Compute the value function $V_\pi(s)$ for a given policy $\pi$ until convergence:
$$
V_\pi(s) = \sum_{s'} P(s' \mid s, \pi(s)) \left[ R(s, \pi(s), s') + \gamma V_\pi(s') \right]
$$

$\pi(s)$: Action prescribed by policy $\pi$ in state $s$.
$V_\pi(s)$: Value of state $s$ under policy $\pi$.

Step 2: Policy Improvement

Update the policy by selecting actions that maximize the expected return based on $V_\pi(s)$:
$$
\pi_{\text{new}}(s) = \arg \max_a \sum_{s'} P(s' \mid s, a) \left[ R(s, a, s') + \gamma V_\pi(s') \right]
$$

If the policy does not change during an improvement step ($\pi_{\text{new}} = \pi$), the algorithm terminates. Otherwise, the process repeats.

3b. Key Characteristics

Separates evaluation and improvement steps for better interpretability.
Often converges in fewer iterations compared to Value Iteration.
Provides more insight into how the policy evolves.

4. Comparing Value Iteration and Policy Iteration

Aspect	Value Iteration	Policy Iteration
Approach	Iterates on value function.	Alternates between policy evaluation and improvement.
Convergence	May converge faster due to direct updates.	May take more iterations but can be more stable.
Computation	No need for explicit policy evaluation.	Requires solving V_π(s) exactly during evaluation.

5. Limitations of Exact Solution Methods

While Value Iteration and Policy Iteration guarantee finding the optimal policy for finite MDPs, they face significant limitations in real-world scenarios:

5a. Dependence on a Dynamics Model

Both methods require the transition model $P(s' \mid s, a)$, which is often unknown in practical environments.
Real-world problems often require model-free methods that rely on experiences rather than full knowledge of the environment.

5b. Scalability Challenges

Exact methods loop over all states and actions, which is computationally infeasible for large state spaces.
High-dimensional or continuous state-action spaces exacerbate this issue.

To overcome these challenges, reinforcement learning introduces approximation techniques (e.g., neural networks) to handle large-scale problems.

6. Moving Beyond Exact Methods: Q-Learning

Given these limitations, Q-Learning, a model-free, off-policy algorithm, offers a practical alternative by directly estimating the value of taking actions in states without requiring a full transition model. As environments grow in complexity, traditional Q-Learning is enhanced by incorporating deep learning, leading to Deep Q-Learning (DQN).

Why Deep Q-Learning?

Scales to high-dimensional problems, such as image-based tasks.
Combines the flexibility of Q-Learning with the representational power of deep neural networks.

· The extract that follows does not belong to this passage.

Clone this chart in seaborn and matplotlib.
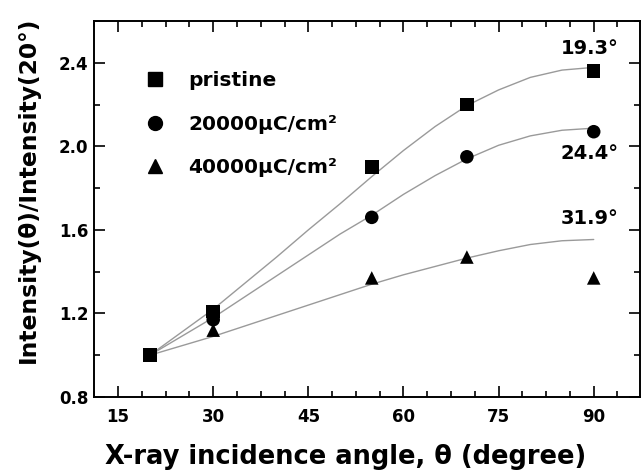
import matplotlib
matplotlib.use("Agg")
import matplotlib.pyplot as plt
from matplotlib.ticker import MultipleLocator, AutoMinorLocator, FormatStrFormatter
from matplotlib.lines import Line2D
import seaborn as sns
import pandas as pd

# Measured intensity ratios
angles = [20, 30, 55, 70, 90]
pristine = [1.00, 1.21, 1.90, 2.20, 2.36]
dose_20000 = [1.00, 1.17, 1.66, 1.95, 2.07]
dose_40000 = [1.00, 1.12, 1.37, 1.47, 1.37]

# Fitted curves
fit_angles = [20, 25, 30, 35, 40, 45, 50, 55, 60, 65, 70, 75, 80, 85, 90]
fit_pristine = [1.00, 1.11, 1.22, 1.345, 1.47, 1.60, 1.725, 1.855, 1.98, 2.095, 2.195, 2.27, 2.33, 2.365, 2.378]
fit_20000 = [1.00, 1.09, 1.18, 1.28, 1.38, 1.48, 1.58, 1.67, 1.77, 1.86, 1.94, 2.005, 2.05, 2.077, 2.087]
fit_40000 = [1.00, 1.045, 1.09, 1.14, 1.19, 1.24, 1.29, 1.34, 1.385, 1.425, 1.465, 1.50, 1.53, 1.548, 1.554]

series_labels = ["pristine", "20000μC/cm²", "40000μC/cm²"]
series_markers = ["s", "o", "^"]
fit_labels = ["19.3°", "24.4°", "31.9°"]
fit_label_pos = [(89.4, 2.467), (89.4, 1.965), (89.4, 1.654)]

sns.set_theme(style="white")
plt.rcParams["font.family"] = ["DejaVu Sans"]
plt.rcParams.update({
    "font.weight": "bold",
    "text.color": "black",
    "axes.labelcolor": "black",
    "xtick.color": "black",
    "ytick.color": "black",
})

points = pd.DataFrame({
    "angle": angles * 3,
    "ratio": pristine + dose_20000 + dose_40000,
    "sample": sum([[s] * len(angles) for s in series_labels], []),
})
fits = pd.DataFrame({
    "angle": fit_angles * 3,
    "ratio": fit_pristine + fit_20000 + fit_40000,
    "sample": sum([[s] * len(fit_angles) for s in series_labels], []),
})

fig = plt.figure(figsize=(6.41, 4.70), dpi=100)
ax = fig.add_axes([94 / 641, 1 - 397 / 470, 546 / 641, 376 / 470])

sns.lineplot(data=fits, x="angle", y="ratio", units="sample", estimator=None,
             color="#9a9a9a", linewidth=1.0, ax=ax, legend=False, sort=False)
sns.scatterplot(data=points, x="angle", y="ratio", style="sample",
                markers=dict(zip(series_labels, series_markers)),
                color="black", edgecolor="black", s=95, linewidth=0,
                ax=ax, legend=False, zorder=3)

for text, (x, y) in zip(fit_labels, fit_label_pos):
    ax.text(x, y, text, ha="center", va="center", fontsize=14,
            fontweight="bold", color="black")

handles = [Line2D([], [], marker=m, color="black", linestyle="none", markersize=10)
           for m in series_markers]
leg = ax.legend(handles, series_labels, loc="upper left", bbox_to_anchor=(0.041, 0.915),
                frameon=False, handlelength=2.0, handletextpad=0.65, labelspacing=1.22,
                borderpad=0.4, prop={"weight": "bold", "size": 14.5})
for t in leg.get_texts():
    t.set_color("black")

ax.set_xlim(11.2, 97.3)
ax.set_ylim(0.8, 2.6)
ax.xaxis.set_major_locator(MultipleLocator(15))
ax.xaxis.set_minor_locator(AutoMinorLocator(4))
ax.yaxis.set_major_locator(MultipleLocator(0.4))
ax.yaxis.set_minor_locator(AutoMinorLocator(2))
ax.yaxis.set_major_formatter(FormatStrFormatter("%.1f"))

ax.tick_params(which="both", direction="in", top=True, right=True,
               bottom=True, left=True, width=1.2, colors="black")
ax.tick_params(which="major", length=8)
ax.tick_params(which="minor", length=4.5)
ax.tick_params(axis="x", which="major", pad=8, labelsize=12)
ax.tick_params(axis="y", which="major", pad=4, labelsize=12)
for lbl in ax.get_xticklabels() + ax.get_yticklabels():
    lbl.set_fontweight("bold")
for sp in ax.spines.values():
    sp.set_linewidth(1.4)
    sp.set_color("black")

ax.set_xlabel("X-ray incidence angle, θ (degree)", fontsize=18.5, fontweight="bold",
              va="baseline", color="black")
ax.xaxis.set_label_coords(0.46, -0.178)
ax.set_ylabel("Intensity(θ)/Intensity(20°)", fontsize=16.8, fontweight="bold",
              va="center", color="black")
ax.yaxis.set_label_coords(-0.121, 0.55)

fig.savefig("out.png", dpi=100)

In the next sections, we will explore Q-Learning and Deep Q-Learning, examining their mechanisms, benefits, and applications in real-world scenarios.

7. Summary

Value Iteration and Policy Iteration provide a solid foundation for solving MDPs in small-scale environments. However, their reliance on complete environment knowledge and limited scalability highlight the need for alternative approaches. Understanding these methods is crucial for appreciating the evolution of reinforcement learning techniques toward more practical and scalable solutions, such as Q-Learning and Deep Q-Learning.